Sunday, August 10, 2008

Word Picture - Integrity

I like word pictures. It's where you define a word, by building a picture, telling a story. The result is a more robust definition, something that sticks with you for a long time.

One such word picture surrounds my idea of integrity. Wikipedia defines integrity as being the concept of basing of one's actions on an internally consistent framework of principles. Back in June, I posted on character and I spoke of integrity by asking the questions "Does a person's walk match his talk? Does he do what he says he will do? Does he follow through?"

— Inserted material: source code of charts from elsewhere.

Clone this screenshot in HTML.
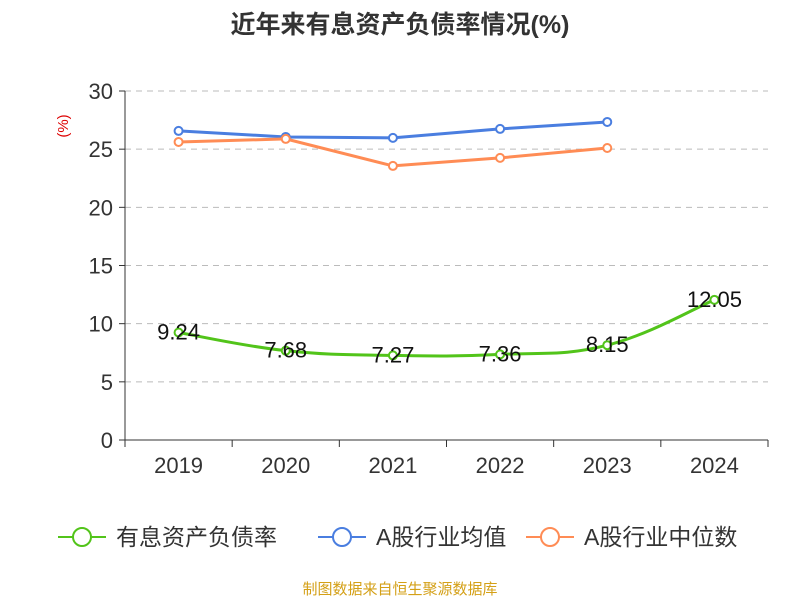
<!DOCTYPE html>
<html><head><meta charset="utf-8"><style>
body{margin:0;background:#fff;font-family:"Liberation Sans","Noto Sans CJK SC",sans-serif}
svg text{font-family:"Liberation Sans","Noto Sans CJK SC",sans-serif}
</style></head><body>
<svg id="c" width="800" height="600">
<text x="400" y="33" text-anchor="middle" font-size="25" font-weight="bold" fill="#333">近年来有息资产负债率情况(%)</text>
<text x="68" y="126" transform="rotate(-90 68 126)" text-anchor="middle" font-size="15" fill="#d00">(%)</text>
<g id="grid"></g><g id="axes"></g><g id="series"></g>
<g>
<g><line x1="58" y1="537" x2="106" y2="537" stroke="#52c41a" stroke-width="2"/><circle cx="82" cy="537" r="9" fill="#fff" stroke="#52c41a" stroke-width="2"/><text x="116" y="545" font-size="23" fill="#333">有息资产负债率</text></g>
<g><line x1="318" y1="537" x2="366" y2="537" stroke="#4a7ee0" stroke-width="2"/><circle cx="342" cy="537" r="9" fill="#fff" stroke="#4a7ee0" stroke-width="2"/><text x="376" y="545" font-size="23" fill="#333">A股行业均值</text></g>
<g><line x1="526" y1="537" x2="574" y2="537" stroke="#ff8c55" stroke-width="2"/><circle cx="550" cy="537" r="9" fill="#fff" stroke="#ff8c55" stroke-width="2"/><text x="584" y="545" font-size="23" fill="#333">A股行业中位数</text></g>
</g>
<text x="400" y="594" text-anchor="middle" font-size="15" fill="#d4a017">制图数据来自恒生聚源数据库</text>
</svg>
<script>
const categories=["2019","2020","2021","2022","2023","2024"];
const debtRatio=[9.24,7.68,7.27,7.36,8.15,12.05];
const industryAvg=[26.57,26.05,25.97,26.74,27.34,null];
const industryMedian=[25.62,25.88,23.56,24.25,25.1,null];
const yTicks=[0,5,10,15,20,25,30];
const NS="http://www.w3.org/2000/svg";
const X0=125,X1=768,Y0=440,Y1=91,YMAX=30;
const bw=(X1-X0)/categories.length;
const xs=i=>X0+bw*(i+0.5);
const ys=v=>Y0-(v/YMAX)*(Y0-Y1);
function mk(t,a,p){const e=document.createElementNS(NS,t);for(const k in a)e.setAttribute(k,a[k]);p.appendChild(e);return e;}
const grid=document.getElementById('grid'),axes=document.getElementById('axes'),ser=document.getElementById('series');
yTicks.forEach(v=>{
 if(v>0){const l=mk('line',{x1:X0,x2:X1,y1:ys(v),y2:ys(v),stroke:'#bbb','stroke-dasharray':'6,5'},grid);
 
 }
 const tk=mk('line',{x1:X0-6,x2:X0,y1:ys(v),y2:ys(v),stroke:'#333'},axes);
 
 
 const t=mk('text',{x:X0-12,y:ys(v)+8,'text-anchor':'end','font-size':22,fill:'#333'},axes);t.textContent=v;
 
 
});
const ya=mk('line',{x1:X0,x2:X0,y1:Y1,y2:Y0,stroke:'#333'},axes);


const xa=mk('line',{x1:X0,x2:X1,y1:Y0,y2:Y0,stroke:'#333'},axes);


for(let i=0;i<=categories.length;i++){const tk=mk('line',{x1:X0+bw*i,x2:X0+bw*i,y1:Y0,y2:Y0+7,stroke:'#333'},axes);
 
 }
categories.forEach((c,i)=>{const t=mk('text',{x:xs(i),y:Y0+33,'text-anchor':'middle','font-size':22,fill:'#333'},axes);t.textContent=c;
 
 });
function path(vals,smooth){
 const p=vals.map((v,i)=>v==null?null:[xs(i),ys(v)]).filter(Boolean);
 let d='M'+p[0][0]+','+p[0][1];
 for(let i=1;i<p.length;i++){
  if(!smooth){d+='L'+p[i][0]+','+p[i][1];continue;}
  const a=p[Math.max(i-2,0)],b=p[i-1],c=p[i],e=p[Math.min(i+1,p.length-1)],k=0.2;
  d+='C'+(b[0]+(c[0]-a[0])*k)+','+(b[1]+(c[1]-a[1])*k)+' '+(c[0]-(e[0]-b[0])*k)+','+(c[1]-(e[1]-b[1])*k)+' '+c[0]+','+c[1];
 }return d;}
function series(vals,color,name,smooth,labels){
 const g=mk('g',{},ser);
 
 
 mk('path',{d:path(vals,smooth),fill:'none',stroke:color,'stroke-width':3},g);
 vals.forEach((v,i)=>{if(v==null)return;
  const c=mk('circle',{cx:xs(i),cy:ys(v),r:4,fill:'#fff',stroke:color,'stroke-width':2},g);
  
  
  if(labels){const t=mk('text',{x:xs(i),y:ys(v)+7,'text-anchor':'middle','font-size':22,fill:'#111'},g);t.textContent=v.toFixed(2);
   
   }
 });}
series(industryAvg,'#4a7ee0','industry-avg-line',false,false);
series(industryMedian,'#ff8c55','industry-median-line',false,false);
series(debtRatio,'#52c41a','debt-ratio-line',true,true);
</script>
</body></html>
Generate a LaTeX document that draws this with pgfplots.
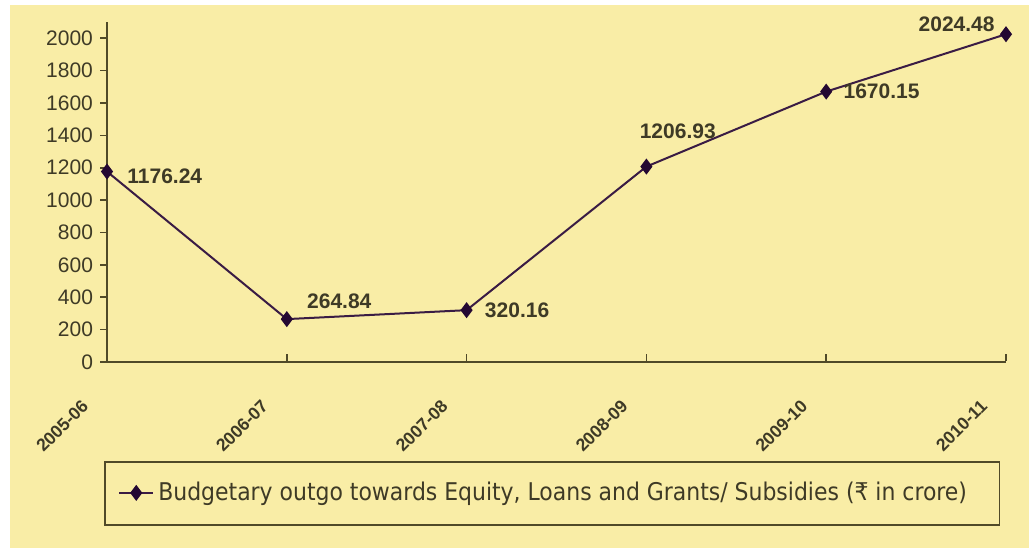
\documentclass[border=0pt]{standalone}
\usepackage{fontspec}
\setmainfont{Liberation Sans}
\newfontfamily\legfont{DejaVu Sans Condensed}
\usepackage{pgfplots}
\pgfplotsset{compat=1.18}
\definecolor{bg}{RGB}{249,237,166}
\definecolor{axc}{RGB}{80,74,40}
\definecolor{txt}{RGB}{62,58,38}
\definecolor{ln}{RGB}{58,28,68}
\definecolor{mk}{RGB}{36,8,50}
\begin{document}
\begin{tikzpicture}
\useasboundingbox (0,0) rectangle (514.5pt,278pt);
\fill[white] (0,0) rectangle (514.5pt,278pt);
\fill[bg] (5pt,4pt) rectangle (514.5pt,275.5pt);
\begin{axis}[
    at={(53.5pt,97pt)}, anchor=south west,
    scale only axis, width=449.5pt, height=170pt,
    xmin=0, xmax=5, ymin=0, ymax=2100,
    axis lines=left,
    axis line style={-, axc, line width=1pt},
    tick align=outside,
    major tick length=3.5pt,
    tick style={axc, line width=0.8pt},
    x tick style={yshift=4pt},
    xtick={0,...,5},
    xticklabels={2005-06,2006-07,2007-08,2008-09,2009-10,2010-11},
    ytick={0,200,...,2000},
    /pgf/number format/assume math mode=true,
    /pgf/number format/set thousands separator={},
    y tick label style={font=\fontsize{10.5}{12}\selectfont, text=txt},
    x tick label style={font=\bfseries\fontsize{8.8}{10}\selectfont, text=txt,
        xshift=-8.5pt, yshift=-14.5pt, rotate=45, anchor=east},
    legend style={draw=none, fill=none, at={(0.012,-0.385)}, anchor=west,
        inner sep=0pt, font=\legfont\fontsize{12.2}{14}\selectfont, text=txt},
    clip=false,
]
\addplot[ln, line width=1pt, mark=diamond*, mark size=3.2pt,
    mark options={mk, fill=mk}] coordinates {
    (0,1176.24) (1,264.84) (2,320.16) (3,1206.93) (4,1670.15) (5,2024.48)
};
\addlegendentry{Budgetary outgo towards Equity, Loans and Grants/ Subsidies (₹ in crore)}
\begin{scope}[every node/.style={inner sep=0pt, font=\bfseries\fontsize{10.5}{12}\selectfont, text=txt}]
\node[anchor=west, xshift=10pt, yshift=-2.5pt] at (axis cs:0,1176.24) {1176.24};
\node[anchor=west, xshift=10pt, yshift=9pt] at (axis cs:1,264.84) {264.84};
\node[anchor=west, xshift=9pt] at (axis cs:2,320.16) {320.16};
\node[anchor=west, xshift=-3.5pt, yshift=17.5pt] at (axis cs:3,1206.93) {1206.93};
\node[anchor=west, xshift=8.5pt] at (axis cs:4,1670.15) {1670.15};
\node[anchor=east, xshift=-5.5pt, yshift=5pt] at (axis cs:5,2024.48) {2024.48};
\end{scope}
\draw[axc, line width=0.8pt] (axis description cs:-0.002,-0.479) rectangle (axis description cs:0.993,-0.294);
\end{axis}
\end{tikzpicture}
\end{document}
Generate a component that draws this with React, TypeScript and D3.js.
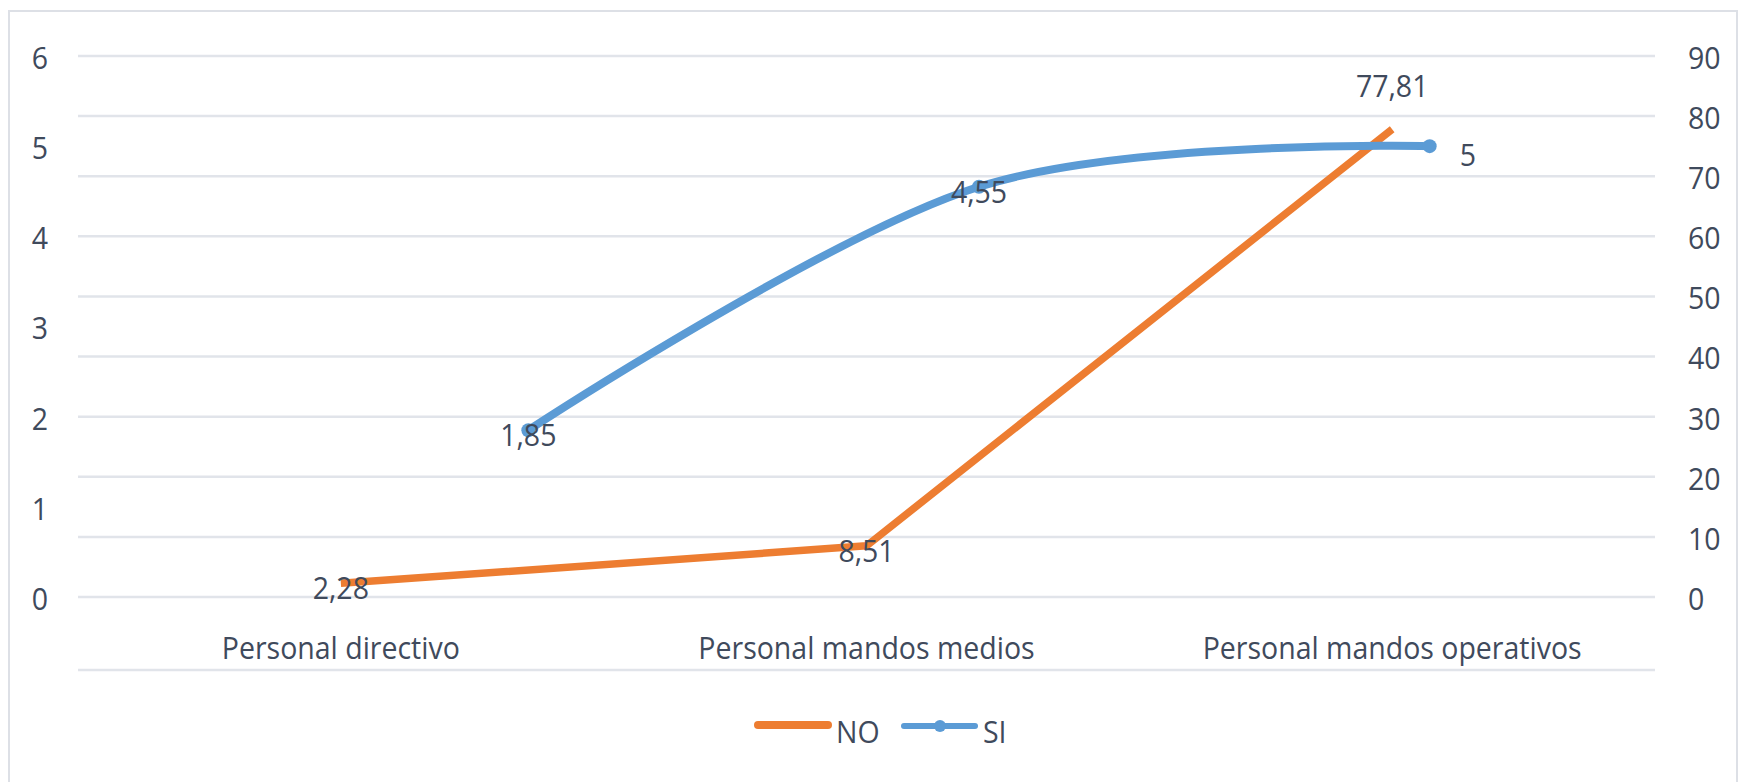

But a better word picture comes from a pastor I knew in Charlotte, NC. It's been on my mind a lot and I got to share it with some folks this morning. A little research (thanks to Google) told me that it comes from the Latin word sometimes interpreted sincere, which literally means "no wax".

The picture is that of pottery. Pottery is of course made out of clay. It is shaped carefully for a particular purpose, say carrying water. Then it is placed in an oven to bake it. During the baking process, the clay can shrink and sometimes leave cracks. Of course a pot with cracks is pretty useless, so it should be thrown away.

But some dishonest dealers found they could fill the cracks with wax. They might paint the pot, to make it pretty and then sell it to an unsuspecting buyer. The pot works fine until it ages or is heated and the wax melts out. Then the pot is fairly useless for carrying water.

The word integrity can be literally interpreted "no wax". It's a finer grade of pot and the seller has the integrity of only selling pots with no cracks.


Brooke said...

Very interesting, Randy. I love hearing theory on the etymology of our language.

Anonymous said...

Integrity has so many different meanings and none consistent to be able to follow or practice. Try on that integrity is your WORD...nothing else. The dictionary says Integrity is whole, complete, perfect condition. So when your word is whole and are. Honoring your word is to give your word when appropriate and when you know you will not keep it, Acknowledge that and then clean up any messes made by having not kept it. Thus you maintain your wholeness. You even can be whole and complete and not keep your word by doing this. Not bad huh?

Randy said...

Thanks Brooke. Just keep thinking "no wax".

Anon, "You can be whole and complete and not keep your word." Very confusing. But if you promise someone you will do X and later go tell them that you can't do it, I guess that's showing some integrity. At least you're owning up to it. But just acknowledging it to yourself doesn't cut it.

I think better to err on the safe side and not try to confuse things. If you give your word, go through with it (unless it breaks some law or moral issue - then at least have the decency to explain it).